--- Start of MATERIAL ---
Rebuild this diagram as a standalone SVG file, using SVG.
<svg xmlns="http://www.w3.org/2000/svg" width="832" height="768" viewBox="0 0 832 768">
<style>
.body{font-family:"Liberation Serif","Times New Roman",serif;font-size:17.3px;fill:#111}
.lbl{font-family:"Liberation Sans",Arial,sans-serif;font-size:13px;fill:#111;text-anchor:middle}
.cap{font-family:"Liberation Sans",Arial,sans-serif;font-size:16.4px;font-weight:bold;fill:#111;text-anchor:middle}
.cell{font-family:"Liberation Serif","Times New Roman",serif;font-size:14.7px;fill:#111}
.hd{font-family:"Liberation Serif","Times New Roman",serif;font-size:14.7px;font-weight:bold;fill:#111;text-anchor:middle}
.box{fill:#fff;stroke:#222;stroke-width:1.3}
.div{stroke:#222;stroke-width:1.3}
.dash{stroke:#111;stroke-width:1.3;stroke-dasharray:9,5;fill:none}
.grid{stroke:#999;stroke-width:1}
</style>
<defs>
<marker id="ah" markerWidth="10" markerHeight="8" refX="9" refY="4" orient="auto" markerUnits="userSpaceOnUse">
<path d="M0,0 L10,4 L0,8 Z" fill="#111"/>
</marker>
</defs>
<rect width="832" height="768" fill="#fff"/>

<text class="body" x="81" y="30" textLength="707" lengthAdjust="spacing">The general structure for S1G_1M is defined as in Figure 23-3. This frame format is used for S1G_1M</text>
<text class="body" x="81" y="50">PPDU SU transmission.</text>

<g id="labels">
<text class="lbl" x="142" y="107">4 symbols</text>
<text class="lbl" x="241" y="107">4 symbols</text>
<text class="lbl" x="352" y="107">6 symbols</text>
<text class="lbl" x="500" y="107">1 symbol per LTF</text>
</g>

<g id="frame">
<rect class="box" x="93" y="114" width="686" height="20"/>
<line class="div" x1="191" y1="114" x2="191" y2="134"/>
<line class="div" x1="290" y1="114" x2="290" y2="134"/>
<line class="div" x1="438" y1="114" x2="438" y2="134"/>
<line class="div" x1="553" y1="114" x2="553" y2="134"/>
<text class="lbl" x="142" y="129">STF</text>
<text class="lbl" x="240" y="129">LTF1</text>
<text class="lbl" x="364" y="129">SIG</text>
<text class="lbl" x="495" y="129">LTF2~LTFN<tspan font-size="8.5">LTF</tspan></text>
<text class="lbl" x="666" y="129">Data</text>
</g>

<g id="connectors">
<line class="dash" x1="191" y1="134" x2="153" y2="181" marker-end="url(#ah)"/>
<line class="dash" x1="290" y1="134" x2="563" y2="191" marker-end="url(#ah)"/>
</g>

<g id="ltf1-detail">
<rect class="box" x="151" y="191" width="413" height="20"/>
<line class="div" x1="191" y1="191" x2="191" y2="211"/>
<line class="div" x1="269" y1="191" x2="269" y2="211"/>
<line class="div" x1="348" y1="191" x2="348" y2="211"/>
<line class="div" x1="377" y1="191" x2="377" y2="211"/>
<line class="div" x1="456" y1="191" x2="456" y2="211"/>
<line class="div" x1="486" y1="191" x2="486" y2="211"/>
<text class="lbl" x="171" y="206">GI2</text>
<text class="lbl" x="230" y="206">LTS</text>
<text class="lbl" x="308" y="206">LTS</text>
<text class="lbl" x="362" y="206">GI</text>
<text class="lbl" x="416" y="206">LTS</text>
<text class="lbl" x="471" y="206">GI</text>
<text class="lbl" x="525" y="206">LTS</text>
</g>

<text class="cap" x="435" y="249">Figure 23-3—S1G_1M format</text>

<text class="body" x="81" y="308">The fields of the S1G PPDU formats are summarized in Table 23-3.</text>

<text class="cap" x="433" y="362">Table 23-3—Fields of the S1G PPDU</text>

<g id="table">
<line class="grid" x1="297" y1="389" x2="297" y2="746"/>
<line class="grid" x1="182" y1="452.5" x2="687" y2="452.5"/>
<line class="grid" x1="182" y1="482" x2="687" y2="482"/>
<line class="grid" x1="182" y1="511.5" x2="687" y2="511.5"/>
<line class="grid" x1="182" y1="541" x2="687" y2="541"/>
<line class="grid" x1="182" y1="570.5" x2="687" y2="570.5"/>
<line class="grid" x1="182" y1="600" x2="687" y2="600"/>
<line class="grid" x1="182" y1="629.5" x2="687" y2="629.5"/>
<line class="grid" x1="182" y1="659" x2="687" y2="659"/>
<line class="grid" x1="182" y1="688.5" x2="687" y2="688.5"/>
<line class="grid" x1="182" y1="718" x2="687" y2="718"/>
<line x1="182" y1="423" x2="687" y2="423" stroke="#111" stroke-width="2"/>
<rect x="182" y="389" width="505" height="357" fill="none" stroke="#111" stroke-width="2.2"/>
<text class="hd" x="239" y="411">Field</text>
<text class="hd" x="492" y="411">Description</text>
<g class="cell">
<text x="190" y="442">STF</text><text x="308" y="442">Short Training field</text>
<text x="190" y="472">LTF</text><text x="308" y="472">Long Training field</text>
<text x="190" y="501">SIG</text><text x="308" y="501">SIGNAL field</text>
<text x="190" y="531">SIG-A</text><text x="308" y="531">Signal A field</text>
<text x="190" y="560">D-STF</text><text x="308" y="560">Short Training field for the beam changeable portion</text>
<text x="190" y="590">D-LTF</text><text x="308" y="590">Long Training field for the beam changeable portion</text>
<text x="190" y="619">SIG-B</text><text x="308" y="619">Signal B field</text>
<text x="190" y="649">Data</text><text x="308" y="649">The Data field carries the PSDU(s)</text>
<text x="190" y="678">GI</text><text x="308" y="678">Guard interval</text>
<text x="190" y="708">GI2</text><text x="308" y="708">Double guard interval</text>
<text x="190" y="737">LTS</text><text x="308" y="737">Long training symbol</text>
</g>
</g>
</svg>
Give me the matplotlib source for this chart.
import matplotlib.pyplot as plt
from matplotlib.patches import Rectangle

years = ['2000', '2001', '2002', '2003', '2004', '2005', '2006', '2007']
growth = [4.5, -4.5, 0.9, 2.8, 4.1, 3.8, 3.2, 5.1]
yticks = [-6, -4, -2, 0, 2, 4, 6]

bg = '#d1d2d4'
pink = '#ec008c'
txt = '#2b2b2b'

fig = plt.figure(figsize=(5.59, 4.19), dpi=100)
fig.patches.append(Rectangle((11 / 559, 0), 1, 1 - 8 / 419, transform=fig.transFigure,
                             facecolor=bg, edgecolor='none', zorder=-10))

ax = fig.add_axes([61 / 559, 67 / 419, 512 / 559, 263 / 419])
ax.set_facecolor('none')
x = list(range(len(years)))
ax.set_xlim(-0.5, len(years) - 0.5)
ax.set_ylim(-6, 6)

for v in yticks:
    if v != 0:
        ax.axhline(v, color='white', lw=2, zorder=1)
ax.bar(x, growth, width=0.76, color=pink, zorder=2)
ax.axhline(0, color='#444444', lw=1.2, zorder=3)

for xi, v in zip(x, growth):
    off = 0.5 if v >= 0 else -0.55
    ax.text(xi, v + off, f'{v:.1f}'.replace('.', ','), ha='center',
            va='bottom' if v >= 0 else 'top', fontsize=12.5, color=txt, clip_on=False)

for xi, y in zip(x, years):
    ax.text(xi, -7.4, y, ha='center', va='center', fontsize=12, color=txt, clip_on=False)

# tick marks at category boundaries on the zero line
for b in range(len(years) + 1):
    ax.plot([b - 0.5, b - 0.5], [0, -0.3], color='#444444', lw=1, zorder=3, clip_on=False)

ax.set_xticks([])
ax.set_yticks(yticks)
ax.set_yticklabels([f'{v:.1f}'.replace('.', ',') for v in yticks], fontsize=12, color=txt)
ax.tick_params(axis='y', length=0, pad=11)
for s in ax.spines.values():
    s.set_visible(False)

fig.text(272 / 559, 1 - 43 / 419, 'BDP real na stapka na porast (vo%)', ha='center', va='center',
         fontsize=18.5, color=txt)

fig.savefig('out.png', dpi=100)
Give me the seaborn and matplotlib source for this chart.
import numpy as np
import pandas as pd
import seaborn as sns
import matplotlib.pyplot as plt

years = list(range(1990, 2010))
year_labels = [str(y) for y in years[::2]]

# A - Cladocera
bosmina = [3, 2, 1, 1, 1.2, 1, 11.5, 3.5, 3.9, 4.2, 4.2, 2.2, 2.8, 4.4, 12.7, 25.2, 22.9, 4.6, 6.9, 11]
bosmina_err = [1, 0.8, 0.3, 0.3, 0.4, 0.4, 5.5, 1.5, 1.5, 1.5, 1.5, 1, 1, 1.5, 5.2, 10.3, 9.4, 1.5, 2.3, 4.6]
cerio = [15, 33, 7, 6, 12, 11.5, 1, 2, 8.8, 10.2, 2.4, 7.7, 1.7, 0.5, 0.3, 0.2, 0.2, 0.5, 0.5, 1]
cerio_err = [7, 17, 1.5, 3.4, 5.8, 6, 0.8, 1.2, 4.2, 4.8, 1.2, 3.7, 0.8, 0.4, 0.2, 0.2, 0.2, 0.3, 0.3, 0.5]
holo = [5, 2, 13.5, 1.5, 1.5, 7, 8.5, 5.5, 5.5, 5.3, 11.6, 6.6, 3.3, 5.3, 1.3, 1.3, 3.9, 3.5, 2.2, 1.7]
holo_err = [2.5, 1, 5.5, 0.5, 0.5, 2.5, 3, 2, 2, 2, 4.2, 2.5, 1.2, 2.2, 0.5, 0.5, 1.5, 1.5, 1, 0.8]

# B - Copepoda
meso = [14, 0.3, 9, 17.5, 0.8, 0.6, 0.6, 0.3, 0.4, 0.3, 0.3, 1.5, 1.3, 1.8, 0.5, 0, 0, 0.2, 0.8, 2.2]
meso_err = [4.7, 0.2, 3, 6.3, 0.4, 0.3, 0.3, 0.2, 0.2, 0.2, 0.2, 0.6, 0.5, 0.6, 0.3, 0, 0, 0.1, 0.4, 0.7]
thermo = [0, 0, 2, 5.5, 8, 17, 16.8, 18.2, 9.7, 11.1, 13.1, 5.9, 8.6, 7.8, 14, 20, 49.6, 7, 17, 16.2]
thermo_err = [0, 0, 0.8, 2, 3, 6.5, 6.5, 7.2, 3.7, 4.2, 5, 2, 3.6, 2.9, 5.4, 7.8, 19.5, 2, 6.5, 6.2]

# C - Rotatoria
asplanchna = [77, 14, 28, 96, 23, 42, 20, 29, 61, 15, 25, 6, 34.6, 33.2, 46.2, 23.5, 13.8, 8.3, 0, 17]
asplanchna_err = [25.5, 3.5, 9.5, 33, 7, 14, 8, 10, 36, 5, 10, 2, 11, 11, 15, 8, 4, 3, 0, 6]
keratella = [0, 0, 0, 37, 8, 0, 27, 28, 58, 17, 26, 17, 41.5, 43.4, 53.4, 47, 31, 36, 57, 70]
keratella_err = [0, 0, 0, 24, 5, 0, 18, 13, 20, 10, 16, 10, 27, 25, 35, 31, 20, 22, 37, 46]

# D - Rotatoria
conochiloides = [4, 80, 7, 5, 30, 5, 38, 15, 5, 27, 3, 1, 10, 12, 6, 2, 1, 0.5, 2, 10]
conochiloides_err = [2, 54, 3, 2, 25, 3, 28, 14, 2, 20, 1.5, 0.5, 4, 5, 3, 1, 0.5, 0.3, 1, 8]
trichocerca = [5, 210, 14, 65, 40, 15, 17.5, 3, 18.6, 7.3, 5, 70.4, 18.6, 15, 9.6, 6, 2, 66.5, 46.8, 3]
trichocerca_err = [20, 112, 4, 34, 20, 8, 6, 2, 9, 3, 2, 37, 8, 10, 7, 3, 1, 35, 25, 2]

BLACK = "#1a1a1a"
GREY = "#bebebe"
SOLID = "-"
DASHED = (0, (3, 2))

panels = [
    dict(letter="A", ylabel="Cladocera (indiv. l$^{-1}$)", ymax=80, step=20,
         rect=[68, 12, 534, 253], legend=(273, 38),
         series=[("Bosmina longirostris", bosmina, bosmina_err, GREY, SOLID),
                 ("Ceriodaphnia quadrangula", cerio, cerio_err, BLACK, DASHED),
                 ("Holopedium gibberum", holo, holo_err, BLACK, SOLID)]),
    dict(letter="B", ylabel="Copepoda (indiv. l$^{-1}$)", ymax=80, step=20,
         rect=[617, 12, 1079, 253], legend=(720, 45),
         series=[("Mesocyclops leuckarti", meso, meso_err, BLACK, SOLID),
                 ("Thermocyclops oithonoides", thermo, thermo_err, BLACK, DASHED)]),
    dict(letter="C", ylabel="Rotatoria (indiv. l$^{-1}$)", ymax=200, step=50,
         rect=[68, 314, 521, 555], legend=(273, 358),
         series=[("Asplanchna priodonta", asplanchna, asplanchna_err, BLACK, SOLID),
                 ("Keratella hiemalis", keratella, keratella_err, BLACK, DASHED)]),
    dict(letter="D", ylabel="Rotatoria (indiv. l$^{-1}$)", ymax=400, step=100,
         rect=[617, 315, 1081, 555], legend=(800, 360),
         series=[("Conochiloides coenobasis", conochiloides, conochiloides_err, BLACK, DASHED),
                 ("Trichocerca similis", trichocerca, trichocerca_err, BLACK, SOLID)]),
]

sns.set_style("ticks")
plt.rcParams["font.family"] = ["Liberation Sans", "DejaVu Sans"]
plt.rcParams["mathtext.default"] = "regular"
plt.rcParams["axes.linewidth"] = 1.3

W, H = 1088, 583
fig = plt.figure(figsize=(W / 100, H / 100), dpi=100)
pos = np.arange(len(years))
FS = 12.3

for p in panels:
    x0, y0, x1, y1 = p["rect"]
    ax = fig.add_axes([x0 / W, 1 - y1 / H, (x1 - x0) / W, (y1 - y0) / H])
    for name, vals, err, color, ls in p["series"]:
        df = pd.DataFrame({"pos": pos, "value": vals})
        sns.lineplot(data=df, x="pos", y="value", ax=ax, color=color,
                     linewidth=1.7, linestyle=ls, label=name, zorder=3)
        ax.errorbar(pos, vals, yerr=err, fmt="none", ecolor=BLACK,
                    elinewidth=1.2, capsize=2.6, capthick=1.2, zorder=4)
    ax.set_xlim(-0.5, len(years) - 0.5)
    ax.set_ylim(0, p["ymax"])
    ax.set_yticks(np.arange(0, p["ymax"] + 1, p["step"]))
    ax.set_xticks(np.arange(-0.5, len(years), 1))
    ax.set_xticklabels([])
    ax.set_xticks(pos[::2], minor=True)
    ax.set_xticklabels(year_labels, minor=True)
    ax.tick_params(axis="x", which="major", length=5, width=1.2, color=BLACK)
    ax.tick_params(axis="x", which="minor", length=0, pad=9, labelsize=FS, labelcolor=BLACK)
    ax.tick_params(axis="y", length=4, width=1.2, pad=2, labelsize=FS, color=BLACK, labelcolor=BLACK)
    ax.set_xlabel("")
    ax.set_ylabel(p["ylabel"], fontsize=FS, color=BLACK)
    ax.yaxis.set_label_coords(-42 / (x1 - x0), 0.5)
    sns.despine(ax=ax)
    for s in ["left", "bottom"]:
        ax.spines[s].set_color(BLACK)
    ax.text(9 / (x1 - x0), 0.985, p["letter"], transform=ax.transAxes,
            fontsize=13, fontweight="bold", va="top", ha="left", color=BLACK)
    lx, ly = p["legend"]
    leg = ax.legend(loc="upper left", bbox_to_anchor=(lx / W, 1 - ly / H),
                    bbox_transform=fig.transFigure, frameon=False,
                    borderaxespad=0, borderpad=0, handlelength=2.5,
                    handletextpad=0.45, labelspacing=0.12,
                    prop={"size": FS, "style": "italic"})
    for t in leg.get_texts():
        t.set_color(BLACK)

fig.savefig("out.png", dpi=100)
--- End of MATERIAL ---
WRITTEN REQUEST: Exactly and only the lines from the line with "Give me the matplotlib source for this chart." to the line with "ax.plot([b - 0.5, b", both included, are to be printed.

SOLUTION TO THIS PROBLEM:
Give me the matplotlib source for this chart.
import matplotlib.pyplot as plt
from matplotlib.patches import Rectangle

years = ['2000', '2001', '2002', '2003', '2004', '2005', '2006', '2007']
growth = [4.5, -4.5, 0.9, 2.8, 4.1, 3.8, 3.2, 5.1]
yticks = [-6, -4, -2, 0, 2, 4, 6]

bg = '#d1d2d4'
pink = '#ec008c'
txt = '#2b2b2b'

fig = plt.figure(figsize=(5.59, 4.19), dpi=100)
fig.patches.append(Rectangle((11 / 559, 0), 1, 1 - 8 / 419, transform=fig.transFigure,
                             facecolor=bg, edgecolor='none', zorder=-10))

ax = fig.add_axes([61 / 559, 67 / 419, 512 / 559, 263 / 419])
ax.set_facecolor('none')
x = list(range(len(years)))
ax.set_xlim(-0.5, len(years) - 0.5)
ax.set_ylim(-6, 6)

for v in yticks:
    if v != 0:
        ax.axhline(v, color='white', lw=2, zorder=1)
ax.bar(x, growth, width=0.76, color=pink, zorder=2)
ax.axhline(0, color='#444444', lw=1.2, zorder=3)

for xi, v in zip(x, growth):
    off = 0.5 if v >= 0 else -0.55
    ax.text(xi, v + off, f'{v:.1f}'.replace('.', ','), ha='center',
            va='bottom' if v >= 0 else 'top', fontsize=12.5, color=txt, clip_on=False)

for xi, y in zip(x, years):
    ax.text(xi, -7.4, y, ha='center', va='center', fontsize=12, color=txt, clip_on=False)

# tick marks at category boundaries on the zero line
for b in range(len(years) + 1):
    ax.plot([b - 0.5, b - 0.5], [0, -0.3], color='#444444', lw=1, zorder=3, clip_on=False)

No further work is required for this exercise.